_Records supplied_
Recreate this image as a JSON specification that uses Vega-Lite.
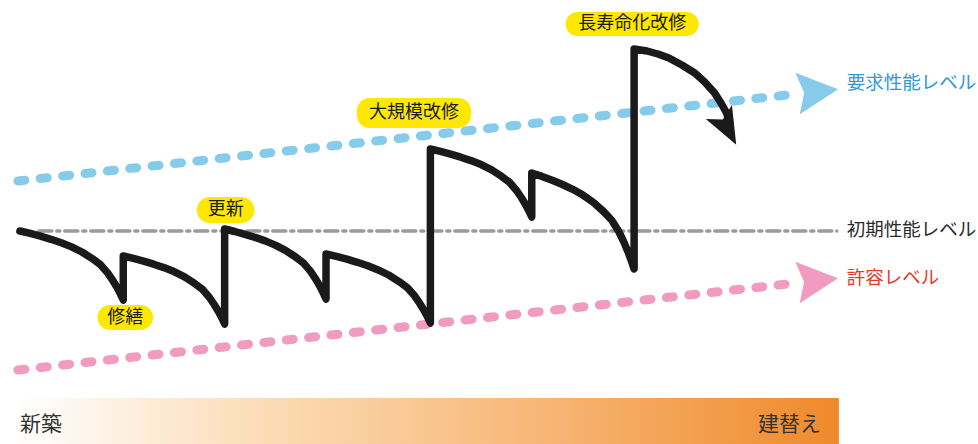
{
  "$schema": "https://vega.github.io/schema/vega-lite/v6.json",
  "width": 978,
  "height": 444,
  "autosize": {"type": "fit", "contains": "padding"},
  "padding": 0,
  "background": "#ffffff",
  "config": {"view": {"stroke": null}, "font": "Noto Sans CJK JP"},
  "datasets": {
    "bar": [{"start": 8, "end": 838, "bottom": 0, "top": 46}],
    "barText": [
      {"text": "新築", "x": 14, "y": 19, "side": "left"},
      {"text": "建替え", "x": 820, "y": 19, "side": "right"}
    ],
    "levels": [
      {"level": "要求", "x": 12, "y": 263},
      {"level": "要求", "x": 795, "y": 350},
      {"level": "初期", "x": 33, "y": 213},
      {"level": "初期", "x": 836, "y": 213},
      {"level": "許容", "x": 12, "y": 74},
      {"level": "許容", "x": 795, "y": 161}
    ],
    "levelArrows": [
      {"level": "要求", "x": 815.2, "y": 352.5, "angle": 354},
      {"level": "許容", "x": 815.1, "y": 163.5, "angle": 354}
    ],
    "levelText": [
      {"text": "要求性能レベル", "x": 846, "y": 361},
      {"text": "初期性能レベル", "x": 846, "y": 214},
      {"text": "許容レベル", "x": 846, "y": 166}
    ],
    "perf": [
      {"i": 0, "x": 14, "y": 213}, {"i": 1, "x": 24.4, "y": 210.6}, {"i": 2, "x": 34.8, "y": 207.8},
      {"i": 3, "x": 45.2, "y": 204.7}, {"i": 4, "x": 55.6, "y": 201.3}, {"i": 5, "x": 66, "y": 197.1},
      {"i": 6, "x": 76.4, "y": 192.0}, {"i": 7, "x": 86.8, "y": 185.4}, {"i": 8, "x": 95.1, "y": 179.2},
      {"i": 9, "x": 102.4, "y": 170.9}, {"i": 10, "x": 107.6, "y": 163.3}, {"i": 11, "x": 111.8, "y": 156.4},
      {"i": 12, "x": 114.9, "y": 150.6}, {"i": 13, "x": 118, "y": 144},
      {"i": 14, "x": 118, "y": 188},
      {"i": 15, "x": 128.2, "y": 185.6}, {"i": 16, "x": 138.4, "y": 182.9}, {"i": 17, "x": 148.6, "y": 179.8},
      {"i": 18, "x": 158.8, "y": 176.4}, {"i": 19, "x": 169, "y": 172.4}, {"i": 20, "x": 179.2, "y": 167.3},
      {"i": 21, "x": 189.4, "y": 160.8}, {"i": 22, "x": 197.6, "y": 154.7}, {"i": 23, "x": 204.7, "y": 146.5},
      {"i": 24, "x": 209.8, "y": 139}, {"i": 25, "x": 213.9, "y": 132.2}, {"i": 26, "x": 216.9, "y": 126.5},
      {"i": 27, "x": 220, "y": 120},
      {"i": 28, "x": 220, "y": 215},
      {"i": 29, "x": 230.2, "y": 212.5}, {"i": 30, "x": 240.4, "y": 209.7}, {"i": 31, "x": 250.6, "y": 206.6},
      {"i": 32, "x": 260.8, "y": 203.1}, {"i": 33, "x": 271, "y": 198.9}, {"i": 34, "x": 281.2, "y": 193.6},
      {"i": 35, "x": 291.4, "y": 187}, {"i": 36, "x": 299.6, "y": 180.7}, {"i": 37, "x": 306.7, "y": 172.3},
      {"i": 38, "x": 311.8, "y": 164.6}, {"i": 39, "x": 315.9, "y": 157.6}, {"i": 40, "x": 318.9, "y": 151.6},
      {"i": 41, "x": 322, "y": 145},
      {"i": 42, "x": 322, "y": 190},
      {"i": 43, "x": 332.5, "y": 187.6}, {"i": 44, "x": 343, "y": 184.8}, {"i": 45, "x": 353.5, "y": 181.7},
      {"i": 46, "x": 364, "y": 178.3}, {"i": 47, "x": 374.5, "y": 174.1}, {"i": 48, "x": 385, "y": 169.0},
      {"i": 49, "x": 395.5, "y": 162.4}, {"i": 50, "x": 403.9, "y": 156.2}, {"i": 51, "x": 411.3, "y": 147.9},
      {"i": 52, "x": 416.5, "y": 140.3}, {"i": 53, "x": 420.7, "y": 133.4}, {"i": 54, "x": 423.9, "y": 127.6},
      {"i": 55, "x": 427, "y": 121},
      {"i": 56, "x": 427, "y": 295},
      {"i": 57, "x": 437.2, "y": 292.6}, {"i": 58, "x": 447.4, "y": 289.9}, {"i": 59, "x": 457.6, "y": 286.8},
      {"i": 60, "x": 467.8, "y": 283.4}, {"i": 61, "x": 478, "y": 279.4}, {"i": 62, "x": 488.2, "y": 274.3},
      {"i": 63, "x": 498.4, "y": 267.8}, {"i": 64, "x": 506.6, "y": 261.7}, {"i": 65, "x": 513.7, "y": 253.5},
      {"i": 66, "x": 518.8, "y": 246}, {"i": 67, "x": 522.9, "y": 239.2}, {"i": 68, "x": 525.9, "y": 233.5},
      {"i": 69, "x": 529, "y": 227},
      {"i": 70, "x": 529, "y": 271},
      {"i": 71, "x": 539.3, "y": 267.6}, {"i": 72, "x": 549.6, "y": 263.8}, {"i": 73, "x": 559.9, "y": 259.5},
      {"i": 74, "x": 570.2, "y": 254.7}, {"i": 75, "x": 580.5, "y": 248.9}, {"i": 76, "x": 590.8, "y": 241.7},
      {"i": 77, "x": 601.1, "y": 232.6}, {"i": 78, "x": 609.3, "y": 224}, {"i": 79, "x": 616.6, "y": 212.4},
      {"i": 80, "x": 621.7, "y": 201.9}, {"i": 81, "x": 625.8, "y": 192.3}, {"i": 82, "x": 628.9, "y": 184.1},
      {"i": 83, "x": 632, "y": 175},
      {"i": 84, "x": 632, "y": 395},
      {"i": 85, "x": 645, "y": 393}, {"i": 86, "x": 656, "y": 390}, {"i": 87, "x": 667, "y": 386},
      {"i": 88, "x": 680, "y": 379}, {"i": 89, "x": 693, "y": 371}, {"i": 90, "x": 703, "y": 362},
      {"i": 91, "x": 713, "y": 351}, {"i": 92, "x": 720, "y": 340}, {"i": 93, "x": 725, "y": 331},
      {"i": 94, "x": 728, "y": 322}
    ],
    "perfArrow": [{"x": 726, "y": 315.6, "angle": 62}],
    "events": [
      {"label": "修繕", "x0": 92, "x1": 148, "y0": 114, "y1": 139, "cx": 120, "cy": 126.5},
      {"label": "更新", "x0": 192, "x1": 250, "y0": 221, "y1": 247, "cx": 221, "cy": 234},
      {"label": "大規模改修", "x0": 353, "x1": 468, "y0": 316, "y1": 346, "cx": 410.5, "cy": 331},
      {"label": "長寿命化改修", "x0": 563, "x1": 697, "y0": 408, "y1": 432, "cx": 630, "cy": 420}
    ]
  },
  "resolve": {"scale": {"color": "independent", "strokeDash": "independent", "strokeWidth": "independent"}},
  "layer": [
    {
      "data": {"name": "bar"},
      "mark": {
        "type": "rect",
        "fill": {
          "gradient": "linear", "x1": 0, "y1": 0, "x2": 1, "y2": 0,
          "stops": [
            {"offset": 0, "color": "#ffffff"},
            {"offset": 0.3, "color": "#fcdcb6"},
            {"offset": 0.65, "color": "#f7b574"},
            {"offset": 1, "color": "#ef8a2a"}
          ]
        }
      },
      "encoding": {
        "x": {"field": "start", "type": "quantitative", "scale": {"domain": [0, 978], "nice": false, "zero": false}, "axis": null},
        "x2": {"field": "end"},
        "y": {"field": "bottom", "type": "quantitative", "scale": {"domain": [0, 444], "nice": false, "zero": false}, "axis": null},
        "y2": {"field": "top"}
      }
    },
    {
      "data": {"name": "barText"},
      "transform": [{"filter": "datum.side === 'left'"}],
      "mark": {"type": "text", "fontSize": 21, "color": "#333333", "align": "left", "baseline": "middle", "font": "Noto Sans CJK JP"},
      "encoding": {
        "x": {"field": "x", "type": "quantitative", "scale": {"domain": [0, 978], "nice": false, "zero": false}, "axis": null},
        "y": {"field": "y", "type": "quantitative", "scale": {"domain": [0, 444], "nice": false, "zero": false}, "axis": null},
        "text": {"field": "text"}
      }
    },
    {
      "data": {"name": "barText"},
      "transform": [{"filter": "datum.side === 'right'"}],
      "mark": {"type": "text", "fontSize": 21, "color": "#333333", "align": "right", "baseline": "middle", "font": "Noto Sans CJK JP"},
      "encoding": {
        "x": {"field": "x", "type": "quantitative", "scale": {"domain": [0, 978], "nice": false, "zero": false}, "axis": null},
        "y": {"field": "y", "type": "quantitative", "scale": {"domain": [0, 444], "nice": false, "zero": false}, "axis": null},
        "text": {"field": "text"}
      }
    },
    {
      "data": {"name": "levels"},
      "mark": {"type": "line", "strokeCap": "round"},
      "encoding": {
        "x": {"field": "x", "type": "quantitative", "scale": {"domain": [0, 978], "nice": false, "zero": false}, "axis": null},
        "y": {"field": "y", "type": "quantitative", "scale": {"domain": [0, 444], "nice": false, "zero": false}, "axis": null},
        "color": {"field": "level", "type": "nominal", "legend": null,
          "scale": {"domain": ["要求", "初期", "許容"], "range": ["#86cbea", "#9b9b9b", "#f29bc1"]}},
        "strokeDash": {"field": "level", "type": "nominal", "legend": null,
          "scale": {"domain": ["要求", "初期", "許容"], "range": [[7, 15.5], [13, 5, 3, 5], [7, 15.5]]}},
        "strokeWidth": {"field": "level", "type": "nominal", "legend": null,
          "scale": {"type": "ordinal", "domain": ["要求", "初期", "許容"], "range": [9, 3.5, 9]}}
      }
    },
    {
      "data": {"name": "levelArrows"},
      "mark": {"type": "point", "filled": true, "opacity": 1, "size": 1936, "strokeWidth": 0,
        "shape": "M1,0 L-0.85,-0.95 L-0.55,0 L-0.85,0.95 Z"},
      "encoding": {
        "x": {"field": "x", "type": "quantitative", "scale": {"domain": [0, 978], "nice": false, "zero": false}, "axis": null},
        "y": {"field": "y", "type": "quantitative", "scale": {"domain": [0, 444], "nice": false, "zero": false}, "axis": null},
        "angle": {"field": "angle", "type": "quantitative", "scale": null},
        "color": {"field": "level", "type": "nominal", "legend": null,
          "scale": {"domain": ["要求", "許容"], "range": ["#86cbea", "#f29bc1"]}}
      }
    },
    {
      "data": {"name": "levelText"},
      "mark": {"type": "text", "fontSize": 18.5, "align": "left", "baseline": "middle", "font": "Noto Sans CJK JP"},
      "encoding": {
        "x": {"field": "x", "type": "quantitative", "scale": {"domain": [0, 978], "nice": false, "zero": false}, "axis": null},
        "y": {"field": "y", "type": "quantitative", "scale": {"domain": [0, 444], "nice": false, "zero": false}, "axis": null},
        "text": {"field": "text"},
        "color": {"field": "text", "type": "nominal", "legend": null,
          "scale": {"domain": ["要求性能レベル", "初期性能レベル", "許容レベル"], "range": ["#2a9bd6", "#2b2b2b", "#e5392c"]}}
      }
    },
    {
      "data": {"name": "perf"},
      "mark": {"type": "line", "color": "#1a1a1a", "strokeWidth": 7.5, "strokeJoin": "round", "strokeCap": "round"},
      "encoding": {
        "x": {"field": "x", "type": "quantitative", "scale": {"domain": [0, 978], "nice": false, "zero": false}, "axis": null},
        "y": {"field": "y", "type": "quantitative", "scale": {"domain": [0, 444], "nice": false, "zero": false}, "axis": null},
        "order": {"field": "i", "type": "quantitative"}
      }
    },
    {
      "data": {"name": "perfArrow"},
      "mark": {"type": "point", "filled": true, "opacity": 1, "size": 1369, "strokeWidth": 0, "color": "#1a1a1a",
        "shape": "M1,0 L-1,-0.8 L-0.55,0 L-1,0.8 Z"},
      "encoding": {
        "x": {"field": "x", "type": "quantitative", "scale": {"domain": [0, 978], "nice": false, "zero": false}, "axis": null},
        "y": {"field": "y", "type": "quantitative", "scale": {"domain": [0, 444], "nice": false, "zero": false}, "axis": null},
        "angle": {"field": "angle", "type": "quantitative", "scale": null}
      }
    },
    {
      "data": {"name": "events"},
      "mark": {"type": "rect", "fill": "#ffe800", "cornerRadius": 13},
      "encoding": {
        "x": {"field": "x0", "type": "quantitative", "scale": {"domain": [0, 978], "nice": false, "zero": false}, "axis": null},
        "x2": {"field": "x1"},
        "y": {"field": "y0", "type": "quantitative", "scale": {"domain": [0, 444], "nice": false, "zero": false}, "axis": null},
        "y2": {"field": "y1"}
      }
    },
    {
      "data": {"name": "events"},
      "mark": {"type": "text", "fontSize": 18, "color": "#1a1a1a", "align": "center", "baseline": "middle", "font": "Noto Sans CJK JP"},
      "encoding": {
        "x": {"field": "cx", "type": "quantitative", "scale": {"domain": [0, 978], "nice": false, "zero": false}, "axis": null},
        "y": {"field": "cy", "type": "quantitative", "scale": {"domain": [0, 444], "nice": false, "zero": false}, "axis": null},
        "text": {"field": "label"}
      }
    }
  ]
}
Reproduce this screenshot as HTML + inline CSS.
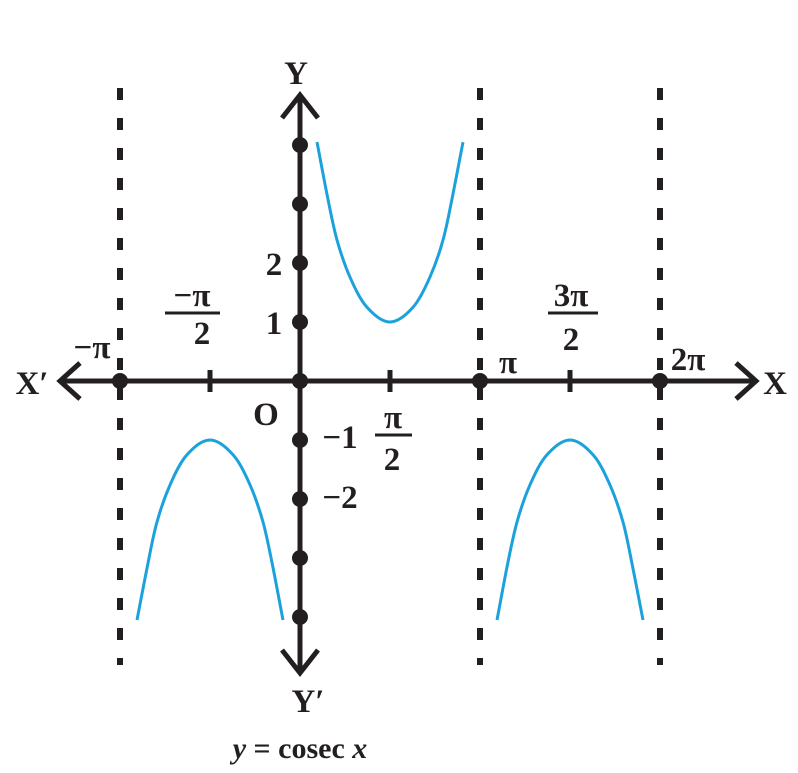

_What to work on_
Report how many lines of the data contain the word "this", using the number alone.

_Task solution_
2